How about some pics Rex


----------



## chaingun (Jan 4, 2008)

Gentlemen … you too JJ, 
I was at the inaugural unveiling of this sinister device at Duncan’s. My train was chased by this dastardly unit for several laps. The operator of this a kamikaze kept telling me it was for R&D and I should slow down or halt my train for scientific purposes. I will not name this individual but, I believe the cowboy hat & boots was just a disguise to hide some sort of Middle Eastern connection, and I am not talking about the mid-Atlantic States either! I was lucky I had faster motive power that day or it could have gotten a lot uglier. 
Best, Ted


----------



## Randy Stone (Jan 2, 2008)

Posted By chaingun on 30 May 2011 09:36 AM 
Gentlemen … you too JJ, 
I was at the inaugural unveiling of this sinister device at Duncan’s. My train was chased by this dastardly unit for several laps. The operator of this a kamikaze kept telling me it was for R&D and I should slow down or halt my train for scientific purposes. I will not name this individual but, I believe the cowboy hat & boots was just a disguise to hide some sort of Middle Eastern connection, and I am not talking about the mid-Atlantic States either!
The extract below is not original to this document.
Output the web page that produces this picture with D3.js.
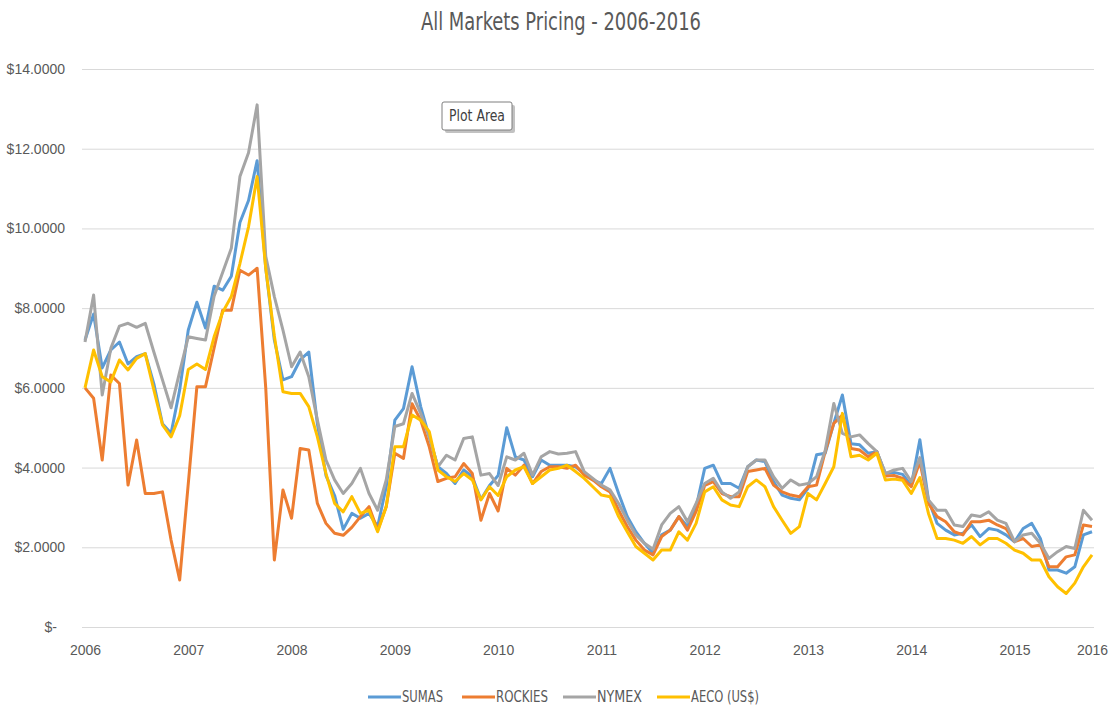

I was lucky I had faster motive power that day or it could have gotten a lot uglier. 
Best, Ted 


JJ a Terrorist?


----------



## Totalwrecker (Feb 26, 2009)

yeah a terrerist in TRAINING 

However the color choice suggests a happier side, could this be 'closet' warfare? 

John


----------



## Randy Stone (Jan 2, 2008)

Posted By Totalwrecker on 30 May 2011 11:23 AM 
yeah a terrerist in TRAINING 

However the color choice suggests a happier side, could this be 'closet' warfare? 

John WHAT?









JJ is a closet terrorist in Pink?









Say it ain't so JJ


----------



## Greg Elmassian (Jan 3, 2008)

At least the whole loco is not pink!


----------



## John J (Dec 29, 2007)

Posted By rlvette on 30 May 2011 10:20 AM 
Posted By chaingun on 30 May 2011 09:36 AM 
Gentlemen … you too JJ, 
I was at the inaugural unveiling of this sinister device at Duncan’s. My train was chased by this dastardly unit for several laps. The operator of this a kamikaze kept telling me it was for R&D and I should slow down or halt my train for scientific purposes. I will not name this individual but, I believe the cowboy hat & boots was just a disguise to hide some sort of Middle Eastern connection, and I am not talking about the mid-Atlantic States either! I was lucky I had faster motive power that day or it could have gotten a lot uglier. 
Best, Ted 


JJ a Terrorist?









Yea I could strike terror in the hearts and Minds of some people in my younger days. Especially the partents of the wonmen I dated. 

JJ


----------



## aceinspp (Jan 2, 2008)

Some folks just don't care what they carry.







Ya I remember seeing that thing and ran the other way. Later RJD


----------